Jarke J. van Wijk received the MSc degree in industrial design engineering in 1982 and the PhD degree in computer science in 1986, both with honors. He worked from 1988 to 1998 at the Netherlands Energy Research Foundation ECN in The Netherlands, where he was engaged in research on flow visualization and computational steering. In 1998, he joined the Technische Universiteit Eindhoven and, in 2001, he was appointed a full professor in visualization. His main research interests are information visualization and flow visualization, both with a focus on the development of new visual representations. He has (co)authored more than 70 papers on visualization and computer graphics, including 13 IEEE Vis and 6 IEEE InfoVis papers. He is a member of the IEEE. Robert J. Moorhead II received the PhD degree in electrical and computer engineering and the MSEE degree from North Carolina State University in 1985 and 1982, respectively. He received the BSEE degree summa cum laude and with research honors from Geneva College in 1980. He is the director of the Visualization, Analysis, and Imaging Lab in the ERC GeoResources Institute and a professor of Electrical and Computer Engineering at Mississippi State University.
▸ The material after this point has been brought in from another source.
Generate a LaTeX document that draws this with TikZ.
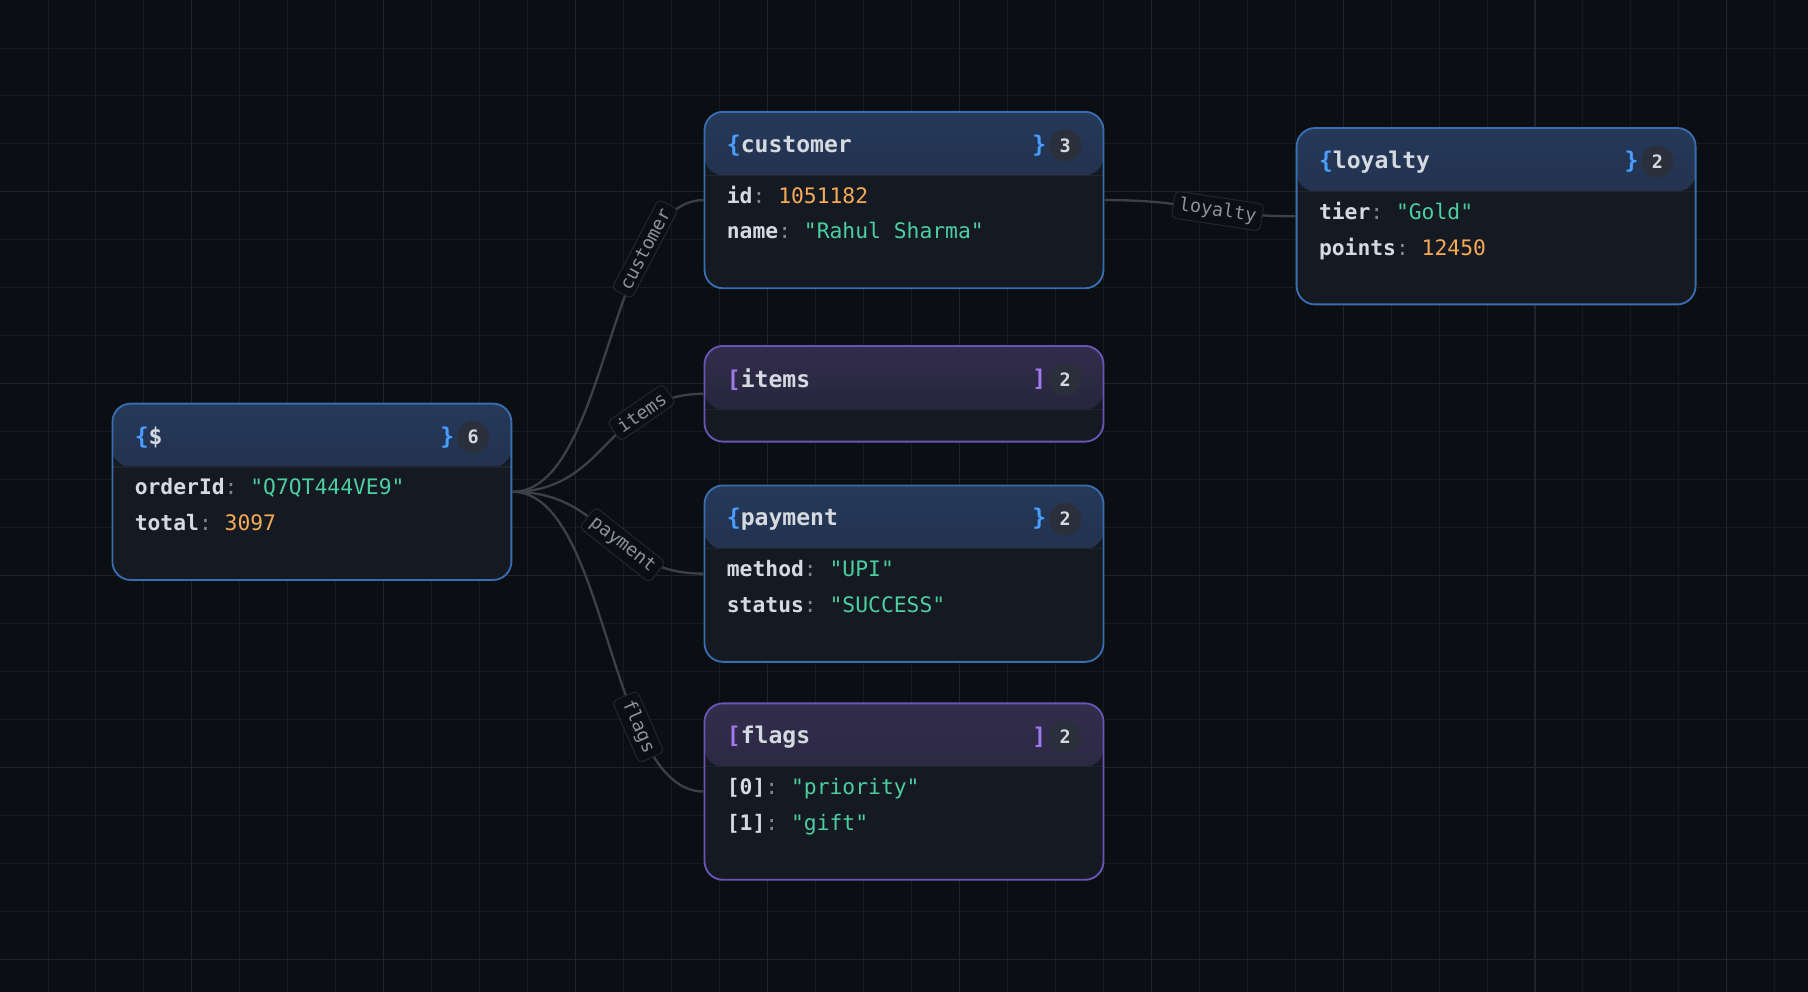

He previously worked as a research staff member in the Imaging Technologies Department at the IBM T.J. Watson Research Center from 1985 to 1988. He has authored more than 95 papers or book chapters on visualization, image processing, and computer communications. He was the lead conference cochair for the IEEE Visualization ’97 Conference, the chair of the IEEE Computer Society’s Technical Committee on Visualization and Graphics in 1999 and 2000, and a papers cochair for the IEEE Visualization 2002 and 2003 Conferences. He is a senior member of the IEEE. Greg Turk received the PhD degree in computer science in 1992 from the University of North Carolina (UNC) at Chapel Hill. He was a postdoctoral researcher at Stanford University for two years, followed by two years as a research scientist at UNC Chapel Hill. He is currently an associate professor at the Georgia Institute of Technology, where he is a member of the College of Computing and the Graphics, Visualization, and Usability Center. His research interests include computer graphics, scientific visualization and computer vision. He is a member of the IEEE.